# The request:
Copy out every line in which the string "that" occurs.

# Data in this exercise:

◇ ◇ ◇ ◇

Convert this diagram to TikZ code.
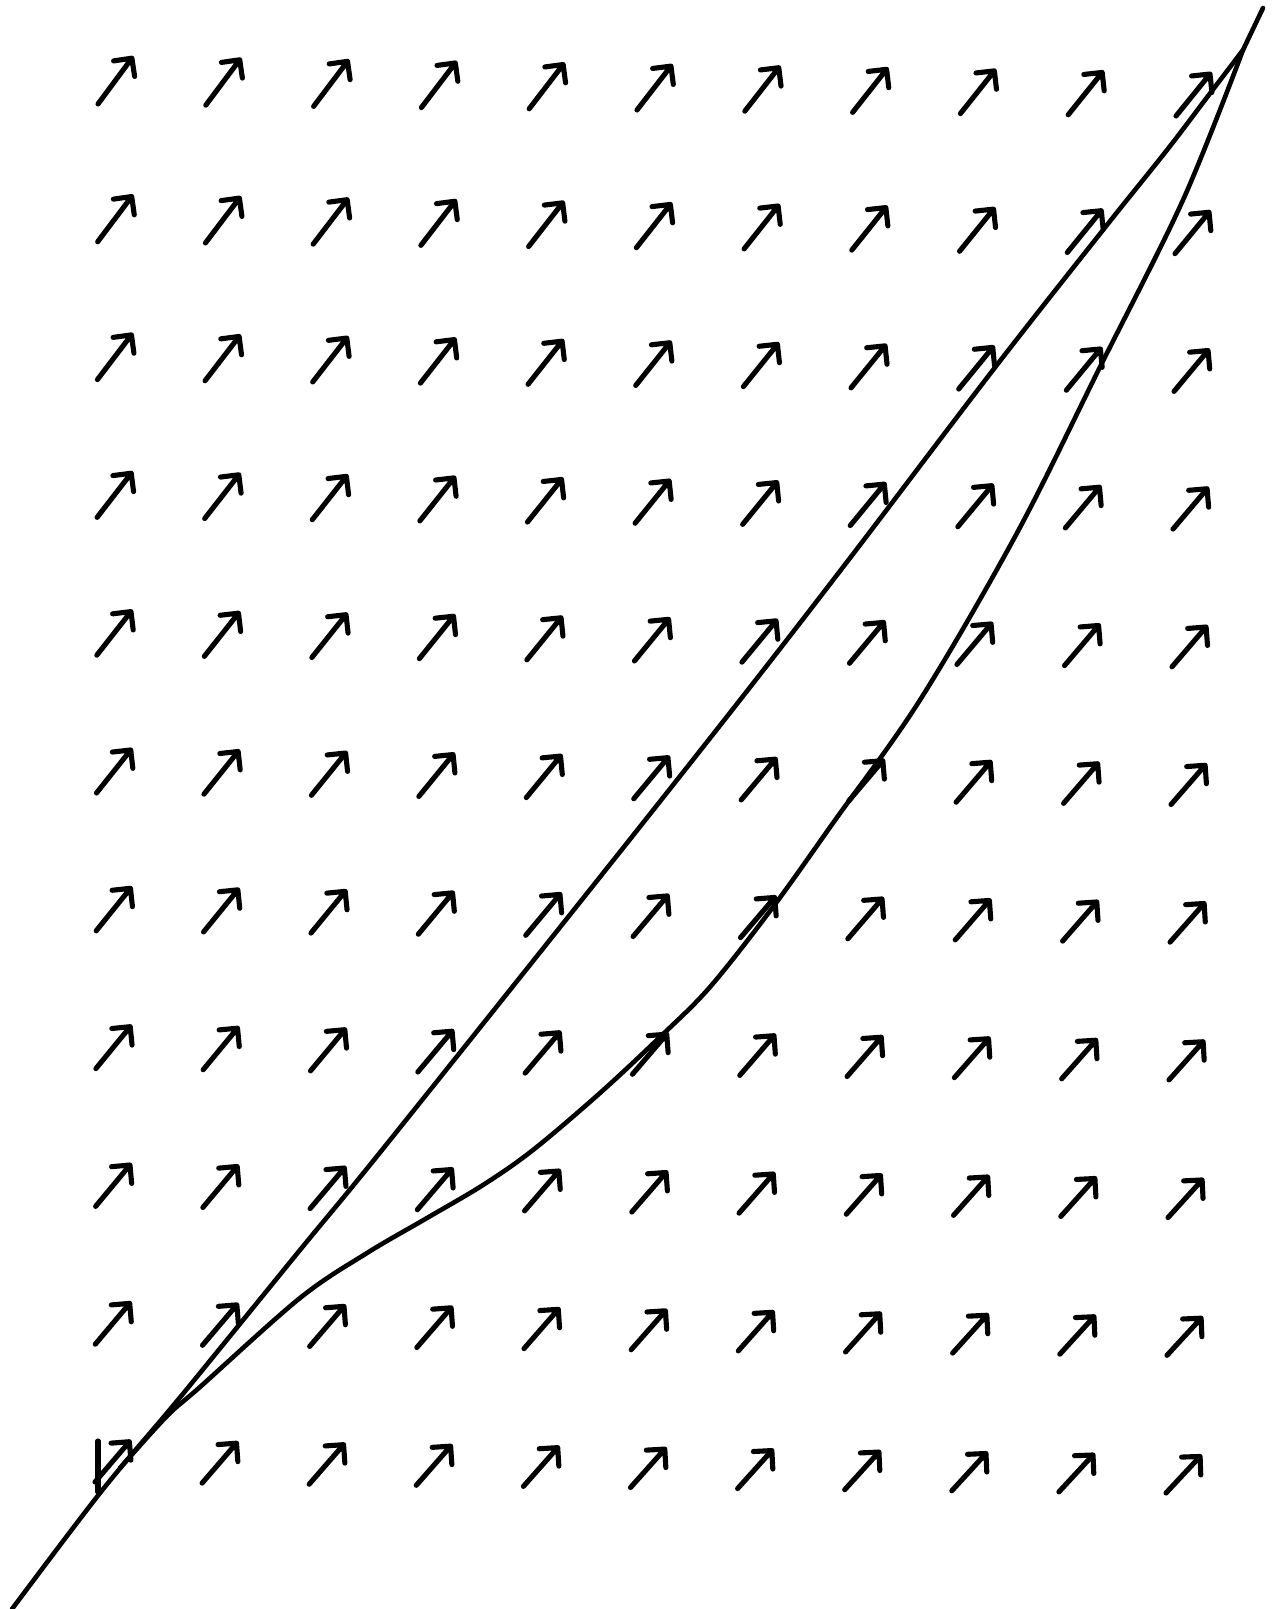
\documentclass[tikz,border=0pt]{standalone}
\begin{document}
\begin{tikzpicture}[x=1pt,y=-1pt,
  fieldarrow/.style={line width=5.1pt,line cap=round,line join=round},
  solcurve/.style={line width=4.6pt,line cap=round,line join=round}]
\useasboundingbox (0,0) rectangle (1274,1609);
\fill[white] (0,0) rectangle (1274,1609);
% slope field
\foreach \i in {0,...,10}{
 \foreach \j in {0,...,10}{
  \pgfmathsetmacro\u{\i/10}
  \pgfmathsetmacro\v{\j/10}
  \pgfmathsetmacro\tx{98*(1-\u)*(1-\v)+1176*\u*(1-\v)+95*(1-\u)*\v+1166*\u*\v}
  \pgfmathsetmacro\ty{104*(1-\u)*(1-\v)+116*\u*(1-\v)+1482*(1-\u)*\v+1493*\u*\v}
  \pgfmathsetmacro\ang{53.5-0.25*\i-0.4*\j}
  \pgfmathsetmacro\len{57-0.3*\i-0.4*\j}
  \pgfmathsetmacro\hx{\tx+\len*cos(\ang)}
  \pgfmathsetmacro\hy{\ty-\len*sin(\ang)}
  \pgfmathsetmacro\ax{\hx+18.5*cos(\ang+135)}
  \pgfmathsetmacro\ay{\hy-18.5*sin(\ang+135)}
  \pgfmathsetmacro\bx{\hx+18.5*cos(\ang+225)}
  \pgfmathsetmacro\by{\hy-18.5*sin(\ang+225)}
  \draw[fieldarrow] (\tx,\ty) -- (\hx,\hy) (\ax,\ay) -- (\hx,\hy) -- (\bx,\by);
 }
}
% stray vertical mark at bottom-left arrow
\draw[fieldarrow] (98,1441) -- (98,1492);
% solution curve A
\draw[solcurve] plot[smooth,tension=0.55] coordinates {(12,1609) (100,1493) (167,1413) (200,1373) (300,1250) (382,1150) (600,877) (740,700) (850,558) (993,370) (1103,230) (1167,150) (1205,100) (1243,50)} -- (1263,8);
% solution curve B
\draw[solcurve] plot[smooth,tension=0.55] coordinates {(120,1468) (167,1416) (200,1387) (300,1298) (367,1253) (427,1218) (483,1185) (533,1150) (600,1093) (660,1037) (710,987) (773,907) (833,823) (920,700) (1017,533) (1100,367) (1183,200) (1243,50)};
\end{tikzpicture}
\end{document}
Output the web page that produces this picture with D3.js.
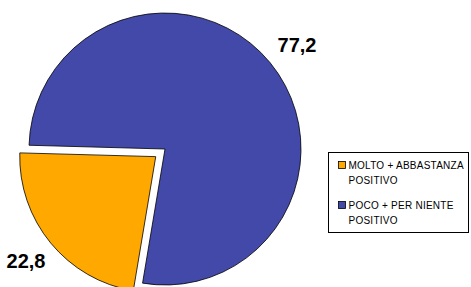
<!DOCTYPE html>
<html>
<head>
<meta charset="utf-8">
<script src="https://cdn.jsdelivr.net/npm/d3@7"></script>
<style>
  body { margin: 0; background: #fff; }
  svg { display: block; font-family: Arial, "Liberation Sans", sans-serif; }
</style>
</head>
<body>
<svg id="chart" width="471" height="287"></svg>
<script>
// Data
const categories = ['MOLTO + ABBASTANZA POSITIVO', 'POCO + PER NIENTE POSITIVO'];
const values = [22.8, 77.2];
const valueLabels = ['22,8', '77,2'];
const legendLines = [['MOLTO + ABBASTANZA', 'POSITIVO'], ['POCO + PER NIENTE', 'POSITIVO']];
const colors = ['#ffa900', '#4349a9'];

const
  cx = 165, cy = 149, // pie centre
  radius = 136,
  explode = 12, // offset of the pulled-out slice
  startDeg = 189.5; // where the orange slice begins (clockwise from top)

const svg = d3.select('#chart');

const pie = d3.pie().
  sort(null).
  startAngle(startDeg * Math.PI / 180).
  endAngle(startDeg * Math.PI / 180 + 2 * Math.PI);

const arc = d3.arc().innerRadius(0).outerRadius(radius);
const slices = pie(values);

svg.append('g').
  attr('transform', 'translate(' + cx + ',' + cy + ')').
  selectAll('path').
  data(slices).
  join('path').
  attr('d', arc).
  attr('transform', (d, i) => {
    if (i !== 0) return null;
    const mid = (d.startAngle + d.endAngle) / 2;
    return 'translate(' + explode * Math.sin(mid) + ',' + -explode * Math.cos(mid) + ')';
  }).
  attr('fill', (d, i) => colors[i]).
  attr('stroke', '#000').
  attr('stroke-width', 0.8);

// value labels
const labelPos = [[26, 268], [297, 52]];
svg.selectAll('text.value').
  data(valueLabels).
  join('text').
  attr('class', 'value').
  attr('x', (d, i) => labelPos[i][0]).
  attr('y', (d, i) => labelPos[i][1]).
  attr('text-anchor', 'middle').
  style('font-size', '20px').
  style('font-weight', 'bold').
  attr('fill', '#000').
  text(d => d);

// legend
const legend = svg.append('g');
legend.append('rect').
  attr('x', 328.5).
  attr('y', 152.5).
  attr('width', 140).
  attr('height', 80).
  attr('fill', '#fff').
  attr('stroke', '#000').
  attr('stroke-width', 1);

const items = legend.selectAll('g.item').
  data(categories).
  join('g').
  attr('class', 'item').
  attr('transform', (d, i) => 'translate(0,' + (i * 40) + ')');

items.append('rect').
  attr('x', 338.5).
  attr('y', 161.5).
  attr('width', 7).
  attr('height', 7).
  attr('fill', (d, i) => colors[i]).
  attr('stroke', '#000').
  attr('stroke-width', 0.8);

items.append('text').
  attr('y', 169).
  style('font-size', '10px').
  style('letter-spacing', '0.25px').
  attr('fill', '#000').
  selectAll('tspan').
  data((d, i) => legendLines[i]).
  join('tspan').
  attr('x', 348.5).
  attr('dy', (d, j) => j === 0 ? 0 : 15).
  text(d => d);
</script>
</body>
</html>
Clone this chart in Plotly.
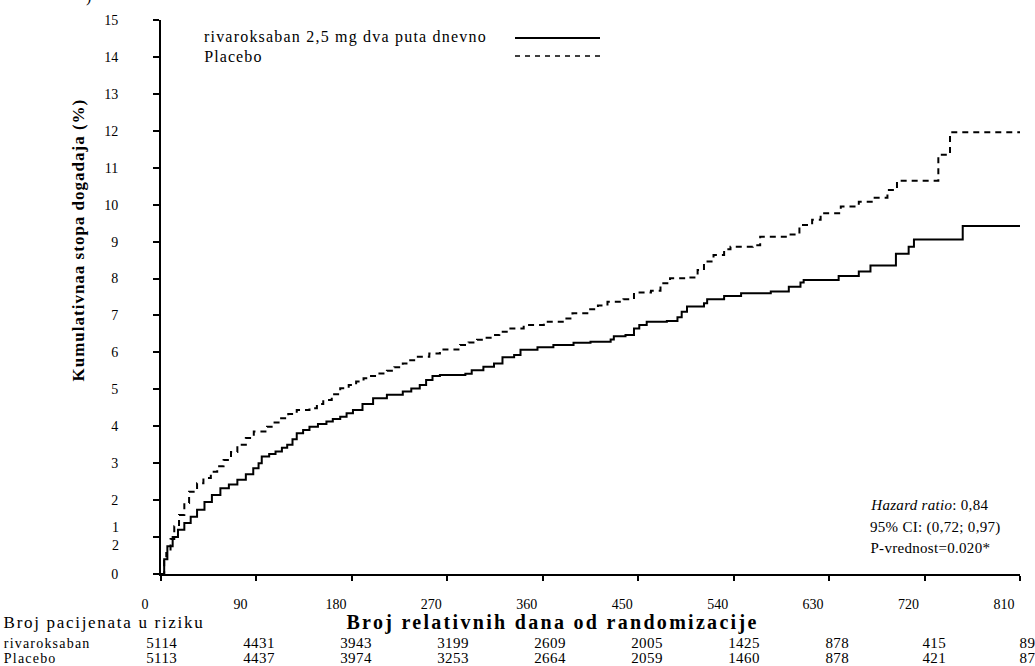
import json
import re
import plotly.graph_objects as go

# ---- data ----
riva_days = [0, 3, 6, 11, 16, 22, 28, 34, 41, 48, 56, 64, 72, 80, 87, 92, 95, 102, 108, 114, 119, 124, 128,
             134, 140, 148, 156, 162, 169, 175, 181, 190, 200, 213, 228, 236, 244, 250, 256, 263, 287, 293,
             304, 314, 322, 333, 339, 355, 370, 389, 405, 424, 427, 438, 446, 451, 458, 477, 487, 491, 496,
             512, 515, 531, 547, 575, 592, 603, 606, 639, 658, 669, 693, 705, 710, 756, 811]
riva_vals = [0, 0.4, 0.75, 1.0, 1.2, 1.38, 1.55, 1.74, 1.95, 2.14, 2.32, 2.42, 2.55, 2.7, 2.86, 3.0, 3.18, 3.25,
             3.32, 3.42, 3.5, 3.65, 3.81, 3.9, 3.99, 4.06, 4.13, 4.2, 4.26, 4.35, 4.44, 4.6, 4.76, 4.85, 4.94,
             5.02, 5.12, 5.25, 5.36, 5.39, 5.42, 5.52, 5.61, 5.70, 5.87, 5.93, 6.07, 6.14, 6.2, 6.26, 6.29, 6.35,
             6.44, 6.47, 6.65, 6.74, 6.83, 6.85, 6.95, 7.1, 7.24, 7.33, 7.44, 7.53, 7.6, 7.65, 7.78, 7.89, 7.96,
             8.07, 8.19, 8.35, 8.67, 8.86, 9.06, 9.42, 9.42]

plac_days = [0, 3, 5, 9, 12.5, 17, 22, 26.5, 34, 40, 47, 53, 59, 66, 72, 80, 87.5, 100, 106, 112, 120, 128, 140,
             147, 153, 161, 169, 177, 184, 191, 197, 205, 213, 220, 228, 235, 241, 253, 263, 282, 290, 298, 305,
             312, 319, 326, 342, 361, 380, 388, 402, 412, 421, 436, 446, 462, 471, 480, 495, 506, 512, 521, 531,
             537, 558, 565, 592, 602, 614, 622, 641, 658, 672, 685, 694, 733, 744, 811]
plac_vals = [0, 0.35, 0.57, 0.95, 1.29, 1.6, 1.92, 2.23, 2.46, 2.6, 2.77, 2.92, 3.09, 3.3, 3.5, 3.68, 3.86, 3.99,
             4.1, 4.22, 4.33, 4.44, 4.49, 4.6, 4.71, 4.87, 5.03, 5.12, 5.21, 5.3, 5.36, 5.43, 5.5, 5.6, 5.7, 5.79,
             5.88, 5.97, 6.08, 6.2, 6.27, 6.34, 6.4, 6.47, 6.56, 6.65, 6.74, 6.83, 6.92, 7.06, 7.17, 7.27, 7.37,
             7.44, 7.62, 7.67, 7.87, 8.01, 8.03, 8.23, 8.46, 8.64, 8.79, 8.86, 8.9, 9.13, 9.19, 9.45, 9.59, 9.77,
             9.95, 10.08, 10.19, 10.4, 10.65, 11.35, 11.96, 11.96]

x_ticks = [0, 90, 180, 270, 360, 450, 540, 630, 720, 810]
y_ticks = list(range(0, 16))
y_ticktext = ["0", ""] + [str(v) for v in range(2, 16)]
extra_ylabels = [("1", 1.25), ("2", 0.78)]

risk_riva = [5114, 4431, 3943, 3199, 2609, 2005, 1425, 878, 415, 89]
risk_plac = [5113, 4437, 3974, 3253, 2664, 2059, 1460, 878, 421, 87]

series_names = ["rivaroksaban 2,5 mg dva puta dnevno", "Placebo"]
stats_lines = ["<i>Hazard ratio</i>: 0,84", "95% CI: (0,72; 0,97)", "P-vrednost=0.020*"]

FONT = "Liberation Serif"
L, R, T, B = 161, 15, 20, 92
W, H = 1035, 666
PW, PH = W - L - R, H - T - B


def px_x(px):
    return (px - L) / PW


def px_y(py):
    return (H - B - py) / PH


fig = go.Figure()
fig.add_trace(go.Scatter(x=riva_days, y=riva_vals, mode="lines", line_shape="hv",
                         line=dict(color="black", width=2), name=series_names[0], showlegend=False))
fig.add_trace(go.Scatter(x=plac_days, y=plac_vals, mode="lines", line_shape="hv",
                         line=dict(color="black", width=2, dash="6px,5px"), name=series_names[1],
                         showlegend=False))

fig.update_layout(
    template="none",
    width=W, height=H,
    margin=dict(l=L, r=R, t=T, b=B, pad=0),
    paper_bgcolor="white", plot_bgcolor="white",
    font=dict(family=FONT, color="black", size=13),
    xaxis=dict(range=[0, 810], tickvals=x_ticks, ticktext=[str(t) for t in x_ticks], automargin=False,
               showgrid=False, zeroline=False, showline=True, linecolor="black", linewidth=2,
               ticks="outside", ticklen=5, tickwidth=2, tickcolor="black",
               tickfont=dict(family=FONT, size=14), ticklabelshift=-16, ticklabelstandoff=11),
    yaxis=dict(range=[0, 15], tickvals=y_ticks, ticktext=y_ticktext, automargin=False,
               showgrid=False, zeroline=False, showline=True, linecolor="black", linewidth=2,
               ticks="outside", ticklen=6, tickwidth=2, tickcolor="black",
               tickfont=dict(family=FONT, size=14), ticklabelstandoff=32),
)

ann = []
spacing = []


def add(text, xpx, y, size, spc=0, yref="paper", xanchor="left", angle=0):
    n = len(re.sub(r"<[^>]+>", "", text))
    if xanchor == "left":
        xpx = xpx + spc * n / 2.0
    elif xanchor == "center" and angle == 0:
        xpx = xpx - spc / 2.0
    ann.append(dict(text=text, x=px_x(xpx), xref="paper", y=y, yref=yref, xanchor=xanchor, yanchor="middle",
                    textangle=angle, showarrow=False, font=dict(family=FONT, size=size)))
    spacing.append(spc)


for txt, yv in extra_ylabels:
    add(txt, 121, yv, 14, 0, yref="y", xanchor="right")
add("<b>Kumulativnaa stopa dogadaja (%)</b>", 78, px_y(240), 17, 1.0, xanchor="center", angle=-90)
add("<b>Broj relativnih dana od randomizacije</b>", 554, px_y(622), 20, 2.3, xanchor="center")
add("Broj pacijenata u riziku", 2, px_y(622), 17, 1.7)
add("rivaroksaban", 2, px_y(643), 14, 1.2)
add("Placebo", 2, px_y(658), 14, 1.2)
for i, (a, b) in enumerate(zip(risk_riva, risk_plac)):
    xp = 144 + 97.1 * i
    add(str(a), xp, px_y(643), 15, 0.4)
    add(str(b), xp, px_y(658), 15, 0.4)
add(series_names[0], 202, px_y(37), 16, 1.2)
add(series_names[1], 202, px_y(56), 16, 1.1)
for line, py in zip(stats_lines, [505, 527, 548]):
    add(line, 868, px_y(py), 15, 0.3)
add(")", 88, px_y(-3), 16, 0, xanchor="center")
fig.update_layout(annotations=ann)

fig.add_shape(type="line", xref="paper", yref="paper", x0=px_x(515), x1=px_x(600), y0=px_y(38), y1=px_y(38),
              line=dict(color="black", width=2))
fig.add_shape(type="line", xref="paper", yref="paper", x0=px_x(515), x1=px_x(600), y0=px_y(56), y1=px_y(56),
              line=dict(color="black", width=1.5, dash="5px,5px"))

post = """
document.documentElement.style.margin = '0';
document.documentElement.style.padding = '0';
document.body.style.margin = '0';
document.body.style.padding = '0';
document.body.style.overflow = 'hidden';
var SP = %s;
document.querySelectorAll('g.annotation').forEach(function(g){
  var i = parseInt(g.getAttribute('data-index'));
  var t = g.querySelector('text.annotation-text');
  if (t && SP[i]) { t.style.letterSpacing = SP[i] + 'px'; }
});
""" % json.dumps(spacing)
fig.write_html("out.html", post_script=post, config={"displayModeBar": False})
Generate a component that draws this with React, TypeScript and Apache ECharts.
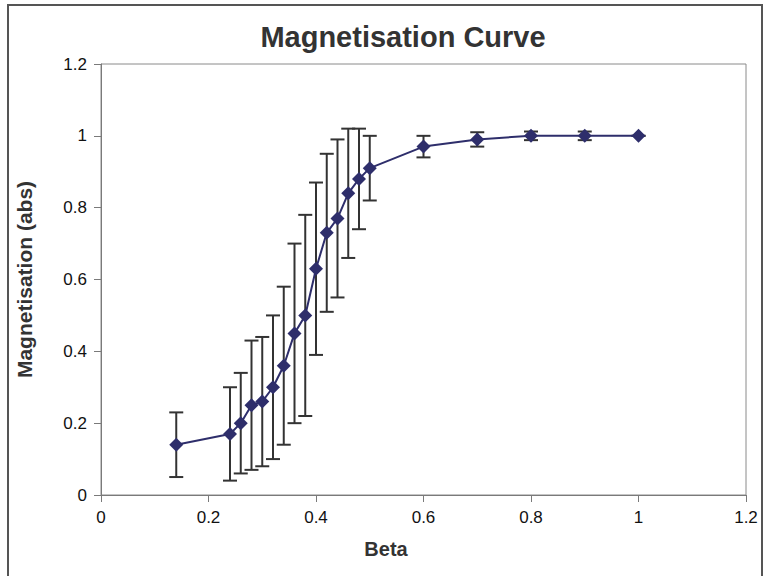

◇ ◇ ◇ ◇

# The answer:
Output the web page that produces this picture with D3.js.
Generate a component that draws this with React, TypeScript and Apache ECharts.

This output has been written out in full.